TASK TO CARRY OUT: Leave out the pictures, and return only the lines running from the one that contains "Convert this chart to Apache ECharts code." to the one that contains "80, 90, 100];", both included, exactly as they appear.
■ ■ ■ ■ ■ ■ ■
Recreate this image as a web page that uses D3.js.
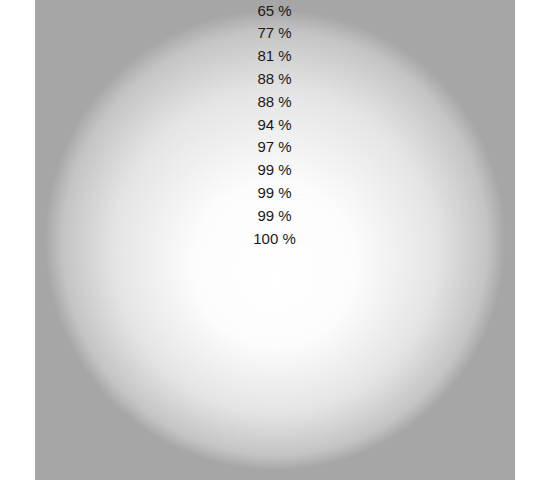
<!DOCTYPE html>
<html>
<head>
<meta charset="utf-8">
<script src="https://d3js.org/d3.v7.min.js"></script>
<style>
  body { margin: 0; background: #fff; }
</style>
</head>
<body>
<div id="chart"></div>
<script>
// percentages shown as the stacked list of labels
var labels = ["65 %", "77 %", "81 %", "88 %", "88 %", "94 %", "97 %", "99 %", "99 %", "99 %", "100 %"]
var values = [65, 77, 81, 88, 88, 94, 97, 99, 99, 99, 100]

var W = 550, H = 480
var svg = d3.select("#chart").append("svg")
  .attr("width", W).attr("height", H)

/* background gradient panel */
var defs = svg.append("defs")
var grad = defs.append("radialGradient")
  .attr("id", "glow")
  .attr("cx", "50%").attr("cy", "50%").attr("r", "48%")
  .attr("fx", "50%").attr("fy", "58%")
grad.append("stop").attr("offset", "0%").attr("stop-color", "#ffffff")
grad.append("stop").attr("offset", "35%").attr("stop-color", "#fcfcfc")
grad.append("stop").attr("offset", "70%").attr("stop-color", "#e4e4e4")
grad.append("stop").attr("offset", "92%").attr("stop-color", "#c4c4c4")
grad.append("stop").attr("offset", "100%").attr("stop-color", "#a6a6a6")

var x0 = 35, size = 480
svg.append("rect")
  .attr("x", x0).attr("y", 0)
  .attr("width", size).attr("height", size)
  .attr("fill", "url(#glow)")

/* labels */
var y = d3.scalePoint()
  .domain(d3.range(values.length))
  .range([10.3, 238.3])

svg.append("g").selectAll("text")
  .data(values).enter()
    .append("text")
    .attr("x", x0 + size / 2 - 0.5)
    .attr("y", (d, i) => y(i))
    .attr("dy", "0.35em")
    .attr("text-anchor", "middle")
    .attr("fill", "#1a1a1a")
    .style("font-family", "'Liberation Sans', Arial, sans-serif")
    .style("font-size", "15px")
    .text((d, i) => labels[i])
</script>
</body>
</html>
■ ■ ■ ■ ■ ■ ■
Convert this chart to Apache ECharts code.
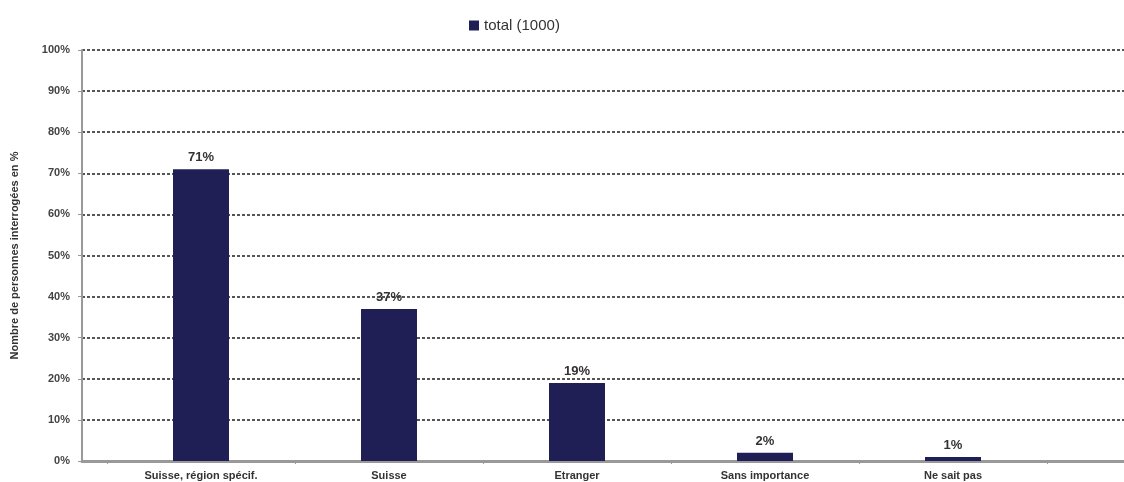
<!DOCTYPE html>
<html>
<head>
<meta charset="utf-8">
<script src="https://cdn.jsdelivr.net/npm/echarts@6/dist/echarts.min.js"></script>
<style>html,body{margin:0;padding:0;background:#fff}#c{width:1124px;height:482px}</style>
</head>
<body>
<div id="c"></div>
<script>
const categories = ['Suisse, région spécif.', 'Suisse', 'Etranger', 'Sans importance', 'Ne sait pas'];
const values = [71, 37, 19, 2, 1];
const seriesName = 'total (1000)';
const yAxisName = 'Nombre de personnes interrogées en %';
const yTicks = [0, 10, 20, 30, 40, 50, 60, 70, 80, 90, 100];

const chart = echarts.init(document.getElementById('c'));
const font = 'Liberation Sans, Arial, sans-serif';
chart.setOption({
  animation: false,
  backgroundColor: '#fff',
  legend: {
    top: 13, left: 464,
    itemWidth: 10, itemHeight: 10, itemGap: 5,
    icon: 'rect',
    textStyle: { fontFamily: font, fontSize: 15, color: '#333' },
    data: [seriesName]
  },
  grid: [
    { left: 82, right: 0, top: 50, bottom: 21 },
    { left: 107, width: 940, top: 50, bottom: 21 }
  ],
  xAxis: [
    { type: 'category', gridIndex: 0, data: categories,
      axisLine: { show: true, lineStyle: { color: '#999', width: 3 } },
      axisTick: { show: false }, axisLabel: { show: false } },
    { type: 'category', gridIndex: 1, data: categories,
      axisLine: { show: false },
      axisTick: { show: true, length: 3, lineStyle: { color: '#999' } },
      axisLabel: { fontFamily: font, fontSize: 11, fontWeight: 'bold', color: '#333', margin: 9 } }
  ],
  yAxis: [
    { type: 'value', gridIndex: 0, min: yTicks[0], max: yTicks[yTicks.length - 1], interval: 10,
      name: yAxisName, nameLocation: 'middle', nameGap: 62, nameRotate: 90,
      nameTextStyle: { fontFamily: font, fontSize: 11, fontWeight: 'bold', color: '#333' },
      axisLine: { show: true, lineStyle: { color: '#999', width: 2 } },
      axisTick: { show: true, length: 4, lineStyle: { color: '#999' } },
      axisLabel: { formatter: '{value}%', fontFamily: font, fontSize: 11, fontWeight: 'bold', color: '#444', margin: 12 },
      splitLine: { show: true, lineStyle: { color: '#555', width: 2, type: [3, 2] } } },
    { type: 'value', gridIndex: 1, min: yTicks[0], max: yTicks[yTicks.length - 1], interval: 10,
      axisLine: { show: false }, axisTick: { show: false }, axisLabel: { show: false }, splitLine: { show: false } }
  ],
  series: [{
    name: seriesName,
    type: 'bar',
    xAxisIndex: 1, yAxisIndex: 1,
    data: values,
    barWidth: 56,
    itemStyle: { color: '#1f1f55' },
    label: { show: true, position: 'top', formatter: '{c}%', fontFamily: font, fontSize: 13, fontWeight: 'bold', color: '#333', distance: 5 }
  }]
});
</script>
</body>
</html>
■ ■ ■ ■ ■ ■ ■
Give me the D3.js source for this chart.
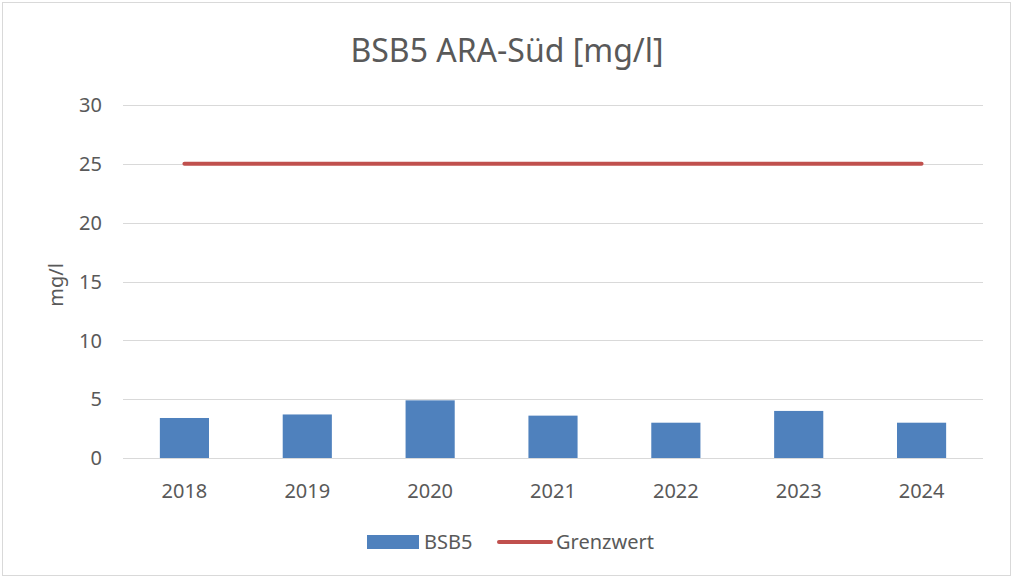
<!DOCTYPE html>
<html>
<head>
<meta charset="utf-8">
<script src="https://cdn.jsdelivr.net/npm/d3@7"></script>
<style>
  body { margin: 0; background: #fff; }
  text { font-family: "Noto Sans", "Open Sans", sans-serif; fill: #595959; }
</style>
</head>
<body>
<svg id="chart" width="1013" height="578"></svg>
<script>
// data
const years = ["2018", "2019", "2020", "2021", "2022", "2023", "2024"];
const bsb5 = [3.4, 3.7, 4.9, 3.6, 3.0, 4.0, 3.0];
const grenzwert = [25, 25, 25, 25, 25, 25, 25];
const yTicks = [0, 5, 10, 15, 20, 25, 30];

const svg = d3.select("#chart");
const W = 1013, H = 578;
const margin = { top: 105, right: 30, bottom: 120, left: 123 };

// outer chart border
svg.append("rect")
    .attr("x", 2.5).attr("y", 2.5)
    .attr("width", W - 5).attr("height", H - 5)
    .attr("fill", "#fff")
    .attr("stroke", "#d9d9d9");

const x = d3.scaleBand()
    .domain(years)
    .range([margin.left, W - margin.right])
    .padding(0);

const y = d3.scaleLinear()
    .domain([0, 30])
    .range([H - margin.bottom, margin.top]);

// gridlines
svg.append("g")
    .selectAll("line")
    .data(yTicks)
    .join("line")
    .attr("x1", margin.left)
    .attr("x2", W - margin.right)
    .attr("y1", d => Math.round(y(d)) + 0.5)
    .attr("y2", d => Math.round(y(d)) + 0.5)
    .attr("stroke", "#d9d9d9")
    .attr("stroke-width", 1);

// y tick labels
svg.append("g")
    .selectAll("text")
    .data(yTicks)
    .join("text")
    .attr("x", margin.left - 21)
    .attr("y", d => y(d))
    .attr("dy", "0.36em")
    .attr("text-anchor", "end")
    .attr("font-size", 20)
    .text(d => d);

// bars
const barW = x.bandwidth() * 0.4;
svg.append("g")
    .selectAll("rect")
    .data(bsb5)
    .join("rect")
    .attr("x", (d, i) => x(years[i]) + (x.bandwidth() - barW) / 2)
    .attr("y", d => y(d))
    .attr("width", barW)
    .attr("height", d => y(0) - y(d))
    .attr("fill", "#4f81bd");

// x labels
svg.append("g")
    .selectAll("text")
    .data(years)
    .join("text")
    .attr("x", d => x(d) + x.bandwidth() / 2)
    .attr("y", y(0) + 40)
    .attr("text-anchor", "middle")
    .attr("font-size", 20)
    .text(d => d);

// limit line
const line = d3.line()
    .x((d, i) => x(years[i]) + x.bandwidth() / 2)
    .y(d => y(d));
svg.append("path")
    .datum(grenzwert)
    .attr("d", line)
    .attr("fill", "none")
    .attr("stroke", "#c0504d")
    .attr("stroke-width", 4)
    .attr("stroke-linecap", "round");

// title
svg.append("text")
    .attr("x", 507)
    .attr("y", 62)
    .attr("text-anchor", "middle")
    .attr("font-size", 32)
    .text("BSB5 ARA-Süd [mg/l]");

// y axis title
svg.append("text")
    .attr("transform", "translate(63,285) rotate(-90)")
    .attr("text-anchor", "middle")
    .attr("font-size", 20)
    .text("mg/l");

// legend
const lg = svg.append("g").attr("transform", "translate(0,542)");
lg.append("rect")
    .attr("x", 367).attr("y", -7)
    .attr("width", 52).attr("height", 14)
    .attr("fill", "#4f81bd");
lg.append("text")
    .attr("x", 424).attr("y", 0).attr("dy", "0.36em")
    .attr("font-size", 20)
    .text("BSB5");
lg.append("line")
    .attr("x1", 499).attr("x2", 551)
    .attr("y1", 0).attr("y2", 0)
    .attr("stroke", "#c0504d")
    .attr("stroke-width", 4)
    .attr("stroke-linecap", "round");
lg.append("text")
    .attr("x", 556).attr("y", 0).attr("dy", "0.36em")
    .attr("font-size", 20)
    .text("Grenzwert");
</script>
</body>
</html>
■ ■ ■ ■ ■ ■ ■
EXERCISE RESPONSE:
Convert this chart to Apache ECharts code.
<!DOCTYPE html>
<html>
<head>
<meta charset="utf-8">
<script src="https://cdn.jsdelivr.net/npm/echarts@6/dist/echarts.min.js"></script>
<style>html,body{margin:0;padding:0;background:#fff}#c{width:1124px;height:482px}</style>
</head>
<body>
<div id="c"></div>
<script>
const categories = ['Suisse, région spécif.', 'Suisse', 'Etranger', 'Sans importance', 'Ne sait pas'];
const values = [71, 37, 19, 2, 1];
const seriesName = 'total (1000)';
const yAxisName = 'Nombre de personnes interrogées en %';
const yTicks = [0, 10, 20, 30, 40, 50, 60, 70, 80, 90, 100];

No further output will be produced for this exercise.